Reliable quantification of nanoplastics (NPLs) in aquatic environments remains challenging due to their small size and limited hotspot accessibility in conventional SERS systems. Herein, a facile two-phase interfacial assembly strategy was developed to fabricate a uniform and reproducible surface-enhanced Raman scattering (SERS) substrate composed of silver nanoparticle (AgNPs) and cetyltrimethylammonium bromide (AgNPs@CTAB) at the toluene–water interface, which was subsequently applied for the detection of polystyrene nanoplastics (PSNPLs) with particle sizes of 29, 40, 65, and 100 nm. The optimized synthesis conditions (AgNO3:NaBH4 = 0.01:0.005 M and CTAB = 1 ppm) produced densely packed and interconnected AgNP networks that generated abundant plasmonic hotspots, enabling strong SERS enhancement of deposited PSNPLs.

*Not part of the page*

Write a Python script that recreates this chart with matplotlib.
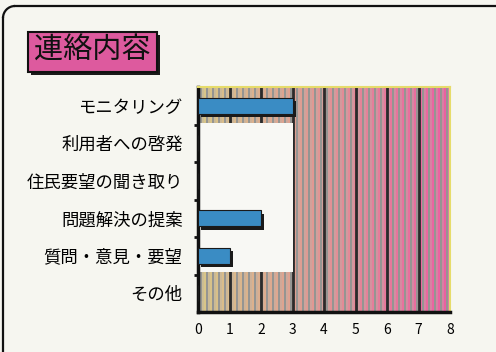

Toluene acts as a good solvent for PSNPLs at the interface, inducing surface softening and interfacial redistribution of PSNPLs, which reduces size-dependent hotspot accessibility and promotes uniform polymer–metal coupling. As a result, the method achieved size-independent quantitative analysis across 29–100 nm, demonstrating reliable reproducibility and ultrasensitive detection with limits of detection down to 0.049–0.111 µg.mL–1 and strong linearity (R2 > 0.98) across the concentration range of 0.5–2.5 µg.mL–1. The intensity of the characteristic PSNPL band at 1002 cm–1 remained stable in the presence of most interferents, with only minor signal enhancement observed for sugars, and maintained robustness across real-water matrices (i.e., tap, river, drinking, seawater, and artificial seawater). FE-SEM and optical microscopy (OM) analyses confirmed the formation of a continuous, interconnected AgNP network and the spatial distribution of PSNPL deposits as discrete domains across the substrate, supporting the structural uniformity and measurement reproducibility of the SERS platform. This reproducible and size-independent SERS platform enables rapid quantification of PSNPLs under diverse matrix conditions, representing a step toward practical environmental monitoring.